Both films feel like test runs for Yang's last and greatest film, "Yi Yi," which synthesizes the comedy and tragedy of his '90s work into a single unified whole. Wu was cast in "Yi Yi" despite his own concerns about inexperience in front of the camera. "Yang told me, 'I don't want you to act,' " Wu remembers. " 'I just want you to be yourself: your normal repressed and a little sad self.' "

Wu's pair of films, while not nearly as assured as Yang's, are similarly restrained. In 1994's "A Borrowed Life," based on the life of Wu's father, acts of violence and chaos, which are numerous, mostly take place offscreen, or just out of sight. Like the family watching their patriarch's lingering death through a heavy curtain, we are often prevented from drinking in too much horror. "I don't use that kind of perspective or angle," notes Wu, "because it would look too much like Hollywood movies, and become boring."

"A Borrowed Life" expands beyond autobiography to take in an entire lost epoch in Taiwan's past. "This story is not just about my father, but about a whole generation of Taiwanese who were like orphans of history," says Wu.

Nowhere is the dilemma of the restricted viewpoint in closer focus than the six minutes that is all that currently exists of "The Wind." It's less an excerpt than a trailer, or more specifically a teaser for potential investors. "The Wind" would have made an unusual diversion in Yang's career for a number of reasons, being an animated film, set in the distant past, concerned with martial arts. The drawing for "The Wind" is lush and detailed, its deep-focus precision calling up comparisons to 19th-century Japanese painter Hiroshige as much as animation master Hayao Miyazaki.

In the short, Yang clowns around in his office with Jackie Chan, and a rapid-fire gallery of animated characters pose for the cameras, before the screen once more fades to black.
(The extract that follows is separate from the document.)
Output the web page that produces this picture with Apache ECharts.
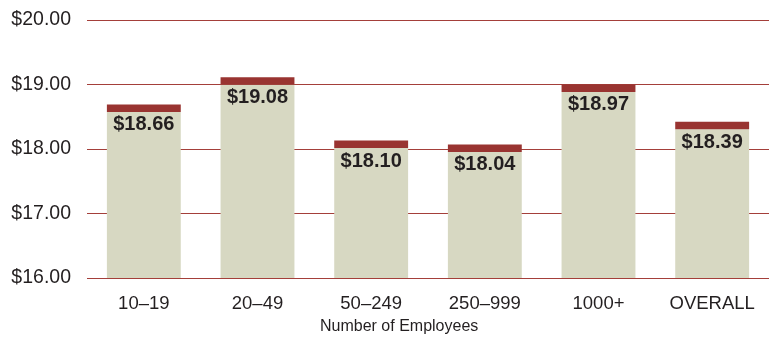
<!DOCTYPE html>
<html>
<head>
<meta charset="utf-8">
<script src="https://cdn.jsdelivr.net/npm/echarts@6/dist/echarts.min.js"></script>
<style>
  html, body { margin: 0; padding: 0; background: #fff; }
  #chart { width: 769px; height: 337px; }
</style>
</head>
<body>
<div id="chart"></div>
<script>
// Average hourly wage by establishment size
const categories = ['10\u201319', '20\u201349', '50\u2013249', '250\u2013999', '1000+', 'OVERALL'];
const wages = [18.66, 19.08, 18.10, 18.04, 18.97, 18.39];
const yTicks = [16, 17, 18, 19, 20];

const FONT = '"Liberation Sans", Arial, Helvetica, sans-serif';
const BAR_FILL = '#d7d8c2';
const CAP_FILL = '#993431';
const RULE = '#a43f3a';
const INK = '#231f20';

const chart = echarts.init(document.getElementById('chart'), null, { renderer: 'canvas' });

chart.setOption({
  animation: false,
  backgroundColor: '#ffffff',
  grid: { left: 87, right: 0, top: 20, bottom: 59 },
  xAxis: {
    type: 'category',
    data: categories,
    axisTick: { show: false },
    axisLine: { show: false },
    axisLabel: { color: INK, fontFamily: FONT, fontSize: 18.5, margin: 16 }
  },
  yAxis: {
    type: 'value',
    min: yTicks[0],
    max: yTicks[yTicks.length - 1],
    interval: 1,
    axisLine: { show: false },
    axisTick: { show: false },
    axisLabel: {
      color: INK, fontFamily: FONT, fontSize: 19.5, margin: 16,
      formatter: v => '$' + v.toFixed(2)
    },
    splitLine: { show: true, lineStyle: { color: [RULE], width: 1, opacity: 1 } }
  },
  graphic: [{
    type: 'text',
    left: 320,
    top: 319,
    style: { text: 'Number of Employees', fill: INK, font: '16px ' + FONT }
  }],
  series: [{
    type: 'custom',
    data: wages.map((v, i) => [i, v]),
    encode: { x: 0, y: 1 },
    renderItem: function (params, api) {
      const idx = api.value(0);
      const val = api.value(1);
      const top = api.coord([idx, val]);
      const base = api.coord([idx, yTicks[0]]);
      const w = api.size([1, 0])[0] * 0.65;
      const capTop = top[1] - 2;
      const capH = 7.5;
      return {
        type: 'group',
        children: [
          {
            type: 'rect',
            shape: { x: top[0] - w / 2, y: capTop + capH, width: w, height: base[1] - capTop - capH },
            style: { fill: BAR_FILL }
          },
          {
            type: 'rect',
            shape: { x: top[0] - w / 2, y: capTop, width: w, height: capH },
            style: { fill: CAP_FILL }
          },
          {
            type: 'text',
            x: top[0],
            y: capTop + capH + 3,
            style: {
              text: '$' + val.toFixed(2),
              fill: INK,
              font: 'bold 20px ' + FONT,
              textAlign: 'center',
              textVerticalAlign: 'top'
            }
          }
        ]
      };
    }
  }]
});
</script>
</body>
</html>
"The Wind" would likely have marked the start of a new phase in Yang's career, one that returned to the sense of lived history in "A Brighter Summer Day" and sought to drag it into the cinematic mainstream. Death closed a door on Edward Yang, and we are left with little more than another restricted perspective, only able to imagine what took place behind closed doors, and what might have been.